Well it's been a few years since he's been on the cabe but I still learn stuff from Phil (RMS37) all the time, was doing some research on this bike, still don't know which sprocket for early 36 (A) CWC or WF,    and was having trouble finding a chain guard that would fit when I stumbled across an old post by Phil in 2010 telling somebody that their bike was not an early 36 because it didn't have the offset crank, mine is the early 36 with offset crank that means the chain guard needs a longer bracket, so had to fabricate one, never notice the bottom bracket was offset like that !thanks Phil, wonder if he knows he's still helping cabers out?


----------



## XBPete (May 18, 2017)

From my 36 CWC A code...Speed badged.. Number 1172, early production


----------



## mrg (May 19, 2017)

That's the problem all early 36 badged roadmasters and other small production badges like speed had that sprocket but don't know about Western Flyer yet, I know 37 on they all WF have The Western Flyer sprocket


----------



## Krakatoa (May 19, 2017)

Neat bike, cool brake arm, love Musselmans.
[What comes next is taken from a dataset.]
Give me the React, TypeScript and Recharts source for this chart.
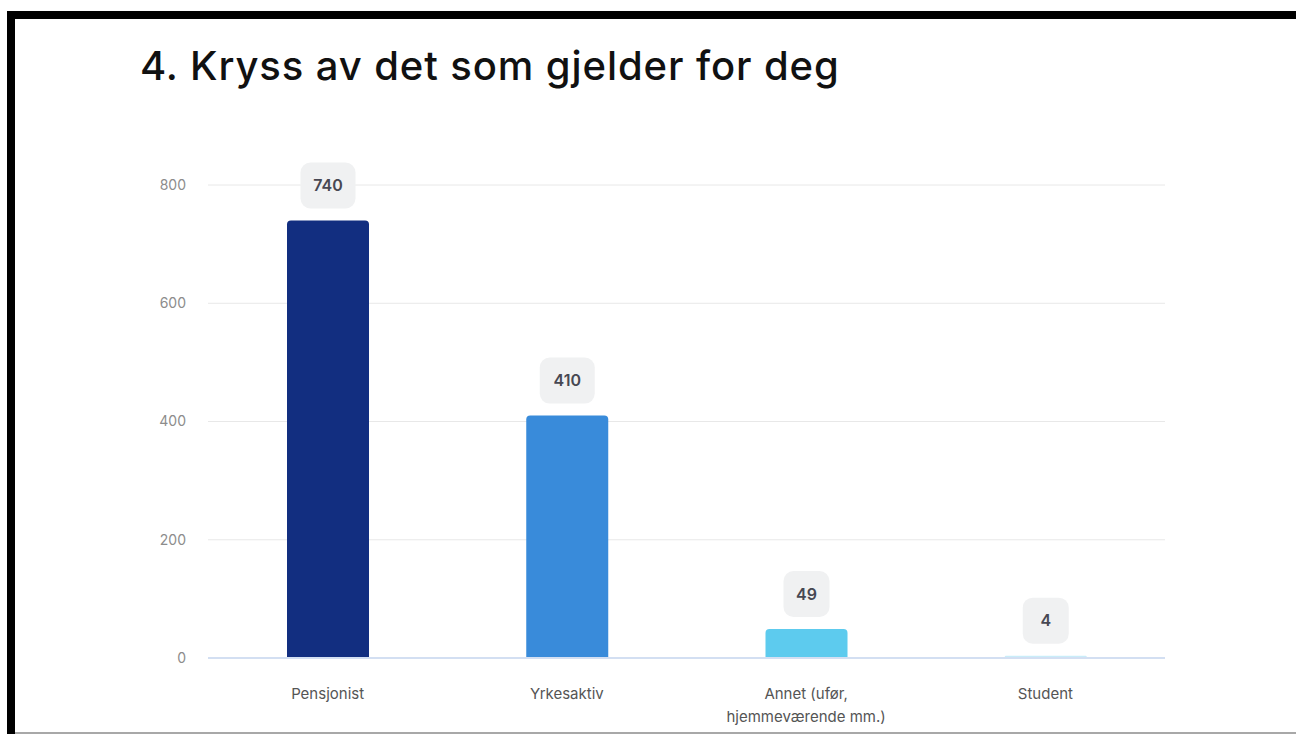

Did not know about the offset sprocket very cool will look for that!


----------



## CWCMAN (May 21, 2017)

A better example and comparison of the early 1936 and post 1936 bottom bracket area.


----------



## whizzer kid (May 24, 2017)

I was thinking my WF  39/40 was incorrect with a Roadmaster ring, then I seen this old advertisement .. now I guess I could've had either one . 
Eric


----------



## mrg (May 24, 2017)

Wow, that's cool, I have seen literature  for my Tall Tank where the WF version sometimes have their own specific chain ring, guard & rack or sometime have a mix Roadmaster stuff so who knows (RMS37-Phil), but still looking for 1936 Western Flyer literature to see when they started with their own ring but like the look of it with the WF ring on it now so till someone shows me pic to prove what right, it will stay on


----------